The greatest football fake of the year didn't come from the mind of Bill Belichick or out of the Boise State Broncos playbook. It came from a middle school coach in Corpus Christi, Texas, and his eighth-grade quarterback. During Saturday's middle school championship game against rival Wynn Seale, the Driscoll Middle School team pulled off one of the best trick plays you'll ever see. Late in the third quarter, with Driscoll down 6-0, the Wynn Seale defense was called for a 5-yard penalty which led to a respotting of the ball. Before the next snap, quarterback Jason Garza loudly told the center that the refs were marking off 5 more yards.
That was my first thought as well. I get that its clever and all, but just seems plain cheap. Its like the team couldn't win playing fair, so they resort to these plays instead.
I love the fake field goals and punts and legitimate deceptions, but bush league is probably the best description of these gimmicks.
These plays are no less legitimate than any other play, they may be gimmicky but they're completely legal and it's up to the defense to know that. I know that SeeBass went off about these types of plays in the funny picture thread, and while I get his point and respect it, I've got a pretty similar resume to his in the game and don't have a problem with these plays at all. Once the ref sets the ball and the center gets over it any movement of it means things are live. We drilled stupid little things like this in practice, even just in one on one type drills, so that you went at any movement of that ball. One thing I do agree with is that the guy taking the ball here is setup for injury if anyone actually figures it out and blows him up, but I guess that's the risk to the reward of an easy score.
These plays are no less legitimate than any other play, they may be gimmicky but they're completely legal and it's up to the defense to know that. I know that SeeBass went off about these types of plays in the funny picture thread, and while I get his point and respect it, I've got a pretty similar resume to his in the game and don't have a problem with these plays at all. Once the ref sets the ball and the center gets over it any movement of it means things are live. We drilled stupid little things like this in practice, even just in one on one type drills, so that you went at any movement of that ball. One thing I do agree with is that the guy taking the ball here is setup for injury if anyone actually figures it out and blows him up, but I guess that's the risk to the reward of an easy score.
I guess it just seems like a situation where they can't score normally so they resort to this kind of thing instead.
I guess it just seems like a situation where they can't score normally so they resort to this kind of thing instead.
I have no idea, but even if it is I don't have a problem with that. You need to be aware on defense, and if you're not things like this will happen. I don't see this as anything different than a fake punt. You expect the typical routine play to happen and stop paying attention to your responsibilities and the ball winds up in the endzone. It's a more over the top trick play, and more subversive, but it's still about the defense not being focused on their responsibilities.

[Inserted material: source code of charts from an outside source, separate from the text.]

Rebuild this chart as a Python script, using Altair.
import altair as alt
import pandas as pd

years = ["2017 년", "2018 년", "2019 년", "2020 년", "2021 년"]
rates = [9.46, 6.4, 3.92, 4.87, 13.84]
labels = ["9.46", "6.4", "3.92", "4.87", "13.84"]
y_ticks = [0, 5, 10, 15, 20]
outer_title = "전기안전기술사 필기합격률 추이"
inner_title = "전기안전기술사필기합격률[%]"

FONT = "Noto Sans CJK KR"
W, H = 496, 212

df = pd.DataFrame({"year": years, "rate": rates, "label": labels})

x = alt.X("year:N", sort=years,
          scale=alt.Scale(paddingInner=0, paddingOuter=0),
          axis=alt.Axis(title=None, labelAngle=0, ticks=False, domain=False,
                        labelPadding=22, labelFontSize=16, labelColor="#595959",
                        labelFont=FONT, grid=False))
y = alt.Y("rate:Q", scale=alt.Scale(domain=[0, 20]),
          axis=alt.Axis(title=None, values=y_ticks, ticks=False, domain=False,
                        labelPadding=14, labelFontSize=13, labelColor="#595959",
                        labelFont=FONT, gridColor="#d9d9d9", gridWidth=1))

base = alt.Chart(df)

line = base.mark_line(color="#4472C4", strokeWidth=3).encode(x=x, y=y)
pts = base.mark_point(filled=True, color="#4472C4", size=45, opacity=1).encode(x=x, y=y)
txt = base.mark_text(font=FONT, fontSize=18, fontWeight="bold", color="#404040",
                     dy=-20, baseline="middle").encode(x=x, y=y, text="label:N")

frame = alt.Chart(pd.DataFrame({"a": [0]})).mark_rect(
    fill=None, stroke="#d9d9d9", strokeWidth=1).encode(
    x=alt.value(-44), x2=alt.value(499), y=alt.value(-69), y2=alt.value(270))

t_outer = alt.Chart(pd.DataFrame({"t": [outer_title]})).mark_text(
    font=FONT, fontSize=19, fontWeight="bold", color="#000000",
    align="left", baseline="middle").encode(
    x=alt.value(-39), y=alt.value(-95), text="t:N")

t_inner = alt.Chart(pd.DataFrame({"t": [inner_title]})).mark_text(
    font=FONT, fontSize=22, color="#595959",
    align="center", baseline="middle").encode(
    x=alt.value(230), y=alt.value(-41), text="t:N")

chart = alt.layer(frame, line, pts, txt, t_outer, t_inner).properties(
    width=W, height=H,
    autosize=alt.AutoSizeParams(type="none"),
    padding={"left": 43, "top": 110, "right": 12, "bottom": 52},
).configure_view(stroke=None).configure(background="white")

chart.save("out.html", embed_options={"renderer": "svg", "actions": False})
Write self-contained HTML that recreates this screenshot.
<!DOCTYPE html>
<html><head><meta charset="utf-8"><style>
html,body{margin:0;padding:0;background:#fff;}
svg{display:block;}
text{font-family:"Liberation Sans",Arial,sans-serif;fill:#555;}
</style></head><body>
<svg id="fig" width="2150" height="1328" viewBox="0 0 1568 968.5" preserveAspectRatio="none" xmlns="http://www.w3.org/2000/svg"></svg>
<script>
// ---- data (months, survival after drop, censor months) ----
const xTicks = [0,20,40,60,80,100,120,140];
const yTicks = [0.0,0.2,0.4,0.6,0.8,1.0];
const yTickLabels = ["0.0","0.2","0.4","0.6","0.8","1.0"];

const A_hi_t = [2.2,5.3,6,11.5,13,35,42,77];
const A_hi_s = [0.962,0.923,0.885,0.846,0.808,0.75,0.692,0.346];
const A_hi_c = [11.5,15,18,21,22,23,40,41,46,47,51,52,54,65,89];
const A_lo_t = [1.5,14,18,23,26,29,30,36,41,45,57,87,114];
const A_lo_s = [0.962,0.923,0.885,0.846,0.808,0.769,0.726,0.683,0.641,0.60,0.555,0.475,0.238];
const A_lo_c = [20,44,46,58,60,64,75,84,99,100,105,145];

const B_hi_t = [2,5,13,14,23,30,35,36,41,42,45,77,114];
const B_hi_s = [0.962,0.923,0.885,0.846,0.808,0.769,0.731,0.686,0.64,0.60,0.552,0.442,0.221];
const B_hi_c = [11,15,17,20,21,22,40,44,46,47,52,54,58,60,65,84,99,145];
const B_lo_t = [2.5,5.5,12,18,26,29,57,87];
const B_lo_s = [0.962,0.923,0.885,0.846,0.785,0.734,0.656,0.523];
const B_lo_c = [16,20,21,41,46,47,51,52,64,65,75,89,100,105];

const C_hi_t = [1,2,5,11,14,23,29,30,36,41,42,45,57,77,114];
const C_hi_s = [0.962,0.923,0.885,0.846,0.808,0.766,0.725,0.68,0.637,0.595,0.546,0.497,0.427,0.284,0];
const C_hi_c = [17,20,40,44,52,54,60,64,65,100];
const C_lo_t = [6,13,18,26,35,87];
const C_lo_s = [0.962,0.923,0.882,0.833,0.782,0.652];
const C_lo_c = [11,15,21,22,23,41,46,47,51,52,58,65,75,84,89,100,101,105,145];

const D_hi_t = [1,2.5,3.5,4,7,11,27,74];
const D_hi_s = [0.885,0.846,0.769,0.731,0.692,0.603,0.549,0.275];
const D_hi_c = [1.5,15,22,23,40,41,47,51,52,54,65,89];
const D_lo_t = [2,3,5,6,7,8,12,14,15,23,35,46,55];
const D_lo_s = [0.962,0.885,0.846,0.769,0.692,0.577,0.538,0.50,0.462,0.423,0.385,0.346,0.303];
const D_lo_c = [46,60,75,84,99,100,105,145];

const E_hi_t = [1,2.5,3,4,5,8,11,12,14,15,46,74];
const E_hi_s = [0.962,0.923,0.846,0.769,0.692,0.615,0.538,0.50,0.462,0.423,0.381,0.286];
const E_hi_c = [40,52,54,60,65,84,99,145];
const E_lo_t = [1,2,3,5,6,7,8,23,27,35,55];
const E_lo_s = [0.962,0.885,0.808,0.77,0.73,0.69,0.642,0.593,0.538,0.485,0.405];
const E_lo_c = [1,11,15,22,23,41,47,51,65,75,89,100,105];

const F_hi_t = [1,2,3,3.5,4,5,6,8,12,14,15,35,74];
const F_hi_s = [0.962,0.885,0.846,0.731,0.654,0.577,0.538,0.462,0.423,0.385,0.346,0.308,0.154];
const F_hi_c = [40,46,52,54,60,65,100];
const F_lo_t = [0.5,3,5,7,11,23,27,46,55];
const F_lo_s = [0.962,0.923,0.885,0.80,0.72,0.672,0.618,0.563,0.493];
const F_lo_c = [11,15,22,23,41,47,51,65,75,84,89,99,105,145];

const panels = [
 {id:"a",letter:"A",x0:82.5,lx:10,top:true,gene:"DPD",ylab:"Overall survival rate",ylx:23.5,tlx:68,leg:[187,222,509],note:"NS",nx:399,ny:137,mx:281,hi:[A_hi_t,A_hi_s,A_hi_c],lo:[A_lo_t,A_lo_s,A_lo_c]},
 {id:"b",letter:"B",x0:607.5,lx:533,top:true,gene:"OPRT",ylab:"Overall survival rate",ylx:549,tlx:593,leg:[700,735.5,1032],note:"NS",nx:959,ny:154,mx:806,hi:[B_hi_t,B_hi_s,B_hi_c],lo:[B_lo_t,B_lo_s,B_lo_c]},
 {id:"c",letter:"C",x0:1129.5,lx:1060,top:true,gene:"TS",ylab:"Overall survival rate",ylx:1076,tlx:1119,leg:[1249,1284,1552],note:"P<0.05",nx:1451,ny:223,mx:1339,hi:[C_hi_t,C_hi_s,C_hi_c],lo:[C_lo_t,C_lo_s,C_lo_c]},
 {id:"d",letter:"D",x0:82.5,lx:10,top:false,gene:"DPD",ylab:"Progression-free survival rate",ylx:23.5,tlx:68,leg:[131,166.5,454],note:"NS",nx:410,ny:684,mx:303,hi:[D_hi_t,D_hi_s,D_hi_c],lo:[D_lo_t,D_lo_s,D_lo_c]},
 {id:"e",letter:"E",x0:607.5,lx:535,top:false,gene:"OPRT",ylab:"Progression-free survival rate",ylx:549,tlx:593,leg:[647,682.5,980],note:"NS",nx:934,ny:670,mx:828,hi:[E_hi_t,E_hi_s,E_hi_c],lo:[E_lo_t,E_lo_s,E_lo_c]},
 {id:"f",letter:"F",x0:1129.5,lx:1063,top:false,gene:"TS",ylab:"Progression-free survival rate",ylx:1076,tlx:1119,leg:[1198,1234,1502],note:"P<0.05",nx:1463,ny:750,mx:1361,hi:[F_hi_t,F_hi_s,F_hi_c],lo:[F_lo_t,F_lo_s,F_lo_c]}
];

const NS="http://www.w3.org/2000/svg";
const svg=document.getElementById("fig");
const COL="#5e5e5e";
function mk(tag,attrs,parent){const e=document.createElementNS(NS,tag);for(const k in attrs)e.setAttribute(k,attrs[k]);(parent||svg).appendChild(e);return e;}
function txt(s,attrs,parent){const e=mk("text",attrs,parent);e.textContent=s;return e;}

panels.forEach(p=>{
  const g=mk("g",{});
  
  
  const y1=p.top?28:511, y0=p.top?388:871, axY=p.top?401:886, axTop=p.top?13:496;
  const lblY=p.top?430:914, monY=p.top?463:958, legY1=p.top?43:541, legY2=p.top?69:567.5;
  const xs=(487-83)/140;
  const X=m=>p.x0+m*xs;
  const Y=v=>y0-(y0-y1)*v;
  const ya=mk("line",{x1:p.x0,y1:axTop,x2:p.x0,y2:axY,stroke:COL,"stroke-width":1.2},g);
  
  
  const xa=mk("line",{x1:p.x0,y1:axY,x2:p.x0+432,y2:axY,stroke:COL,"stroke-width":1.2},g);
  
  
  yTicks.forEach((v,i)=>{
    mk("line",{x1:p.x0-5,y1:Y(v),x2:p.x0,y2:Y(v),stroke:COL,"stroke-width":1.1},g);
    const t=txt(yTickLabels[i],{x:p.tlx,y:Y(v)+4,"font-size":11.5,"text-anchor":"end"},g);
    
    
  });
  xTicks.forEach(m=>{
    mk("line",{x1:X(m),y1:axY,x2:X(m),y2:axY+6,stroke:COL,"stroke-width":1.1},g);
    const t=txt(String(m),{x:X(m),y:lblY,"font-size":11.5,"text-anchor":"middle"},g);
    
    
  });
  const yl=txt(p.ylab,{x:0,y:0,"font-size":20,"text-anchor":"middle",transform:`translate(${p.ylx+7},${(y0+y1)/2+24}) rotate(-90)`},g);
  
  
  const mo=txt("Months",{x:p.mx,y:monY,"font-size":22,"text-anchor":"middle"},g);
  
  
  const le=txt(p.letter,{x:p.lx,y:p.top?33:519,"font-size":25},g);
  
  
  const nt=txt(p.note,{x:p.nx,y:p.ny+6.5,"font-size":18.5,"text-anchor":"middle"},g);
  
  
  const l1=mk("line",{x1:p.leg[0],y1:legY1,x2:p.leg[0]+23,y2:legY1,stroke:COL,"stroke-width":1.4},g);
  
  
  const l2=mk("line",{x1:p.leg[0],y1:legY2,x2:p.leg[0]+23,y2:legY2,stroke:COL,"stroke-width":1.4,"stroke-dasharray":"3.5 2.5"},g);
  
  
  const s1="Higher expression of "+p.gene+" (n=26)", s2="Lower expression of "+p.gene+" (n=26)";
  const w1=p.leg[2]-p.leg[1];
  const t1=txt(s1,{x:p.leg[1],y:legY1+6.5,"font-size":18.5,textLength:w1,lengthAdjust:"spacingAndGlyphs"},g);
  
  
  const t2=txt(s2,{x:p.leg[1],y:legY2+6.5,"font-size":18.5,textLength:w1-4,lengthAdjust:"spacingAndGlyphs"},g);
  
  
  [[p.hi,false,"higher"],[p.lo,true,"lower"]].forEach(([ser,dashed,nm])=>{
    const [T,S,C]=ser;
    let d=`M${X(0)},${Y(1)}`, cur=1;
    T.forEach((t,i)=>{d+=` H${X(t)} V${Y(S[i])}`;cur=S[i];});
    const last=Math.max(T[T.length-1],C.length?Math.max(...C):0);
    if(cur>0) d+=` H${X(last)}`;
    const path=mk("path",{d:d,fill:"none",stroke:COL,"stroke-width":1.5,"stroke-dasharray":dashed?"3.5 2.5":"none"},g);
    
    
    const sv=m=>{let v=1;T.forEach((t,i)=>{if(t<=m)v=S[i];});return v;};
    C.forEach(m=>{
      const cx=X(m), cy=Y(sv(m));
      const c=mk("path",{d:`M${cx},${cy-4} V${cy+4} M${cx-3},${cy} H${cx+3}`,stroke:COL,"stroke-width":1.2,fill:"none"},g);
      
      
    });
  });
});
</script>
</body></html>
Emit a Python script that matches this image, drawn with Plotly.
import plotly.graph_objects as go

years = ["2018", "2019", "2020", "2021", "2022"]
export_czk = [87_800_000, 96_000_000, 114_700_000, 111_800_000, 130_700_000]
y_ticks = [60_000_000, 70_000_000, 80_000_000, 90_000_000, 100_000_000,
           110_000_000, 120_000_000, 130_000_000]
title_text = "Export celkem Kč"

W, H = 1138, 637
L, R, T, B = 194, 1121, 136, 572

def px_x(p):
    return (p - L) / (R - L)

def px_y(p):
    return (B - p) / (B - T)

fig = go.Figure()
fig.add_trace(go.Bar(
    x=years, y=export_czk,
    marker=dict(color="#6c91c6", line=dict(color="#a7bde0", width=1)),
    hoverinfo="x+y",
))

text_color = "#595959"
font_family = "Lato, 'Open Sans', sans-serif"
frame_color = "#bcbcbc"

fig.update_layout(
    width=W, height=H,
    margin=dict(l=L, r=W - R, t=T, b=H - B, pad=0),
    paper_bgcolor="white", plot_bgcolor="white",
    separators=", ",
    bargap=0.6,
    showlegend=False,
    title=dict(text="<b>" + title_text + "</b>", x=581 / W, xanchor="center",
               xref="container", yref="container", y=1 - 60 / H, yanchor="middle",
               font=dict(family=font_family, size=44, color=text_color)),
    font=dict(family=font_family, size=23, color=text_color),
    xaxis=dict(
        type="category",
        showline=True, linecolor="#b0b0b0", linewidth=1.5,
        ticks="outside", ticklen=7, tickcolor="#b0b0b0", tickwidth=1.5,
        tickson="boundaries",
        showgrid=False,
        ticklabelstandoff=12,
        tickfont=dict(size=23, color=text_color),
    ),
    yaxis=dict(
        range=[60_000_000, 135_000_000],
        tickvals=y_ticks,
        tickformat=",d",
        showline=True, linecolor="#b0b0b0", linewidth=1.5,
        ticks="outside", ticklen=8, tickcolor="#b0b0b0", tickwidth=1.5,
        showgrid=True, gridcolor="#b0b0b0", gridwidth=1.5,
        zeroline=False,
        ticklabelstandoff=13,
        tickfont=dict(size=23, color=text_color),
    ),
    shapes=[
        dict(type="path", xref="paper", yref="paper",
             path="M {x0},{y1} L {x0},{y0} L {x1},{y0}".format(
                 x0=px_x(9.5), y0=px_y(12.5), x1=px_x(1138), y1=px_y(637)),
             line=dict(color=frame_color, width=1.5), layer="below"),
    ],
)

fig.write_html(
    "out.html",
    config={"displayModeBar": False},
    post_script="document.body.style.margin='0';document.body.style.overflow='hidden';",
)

I have no idea, but even if it is I don't have a problem with that. You need to be aware on defense, and if you're not things like this will happen. I don't see this as anything different than a fake punt. You expect the typical routine play to happen and stop paying attention to your responsibilities and the ball winds up in the endzone. It's a more over the top trick play, and more subversive, but it's still about the defense not being focused on their responsibilities.
To me it is greatly different than a fake punt - this play simulates a dead ball situation where kids are presumably taught not to hit.
It reminds me of the old pitcher/first baseman have a conference wherein the pitcher sneaks the ball to the first baseman who tags out the runner when he leads off.
Anything you can do within the rules works in my books!
Last edited by Sidney Crosby's Hat; 11-11-2010 at 02:07 AM.
To me it is greatly different than a fake punt - this play simulates a dead ball situation where kids are presumably taught not to hit.
Well then they were taught poorly. The ball is set, the referee steps away, the center moves the ball. That's a live ball situation, and the defense should know it. The fact that one involves a typical snap and one is just handing the ball to the QB doesn't change anything.
I get why people have an issue with it, but the defense should know better than to fall for things like this.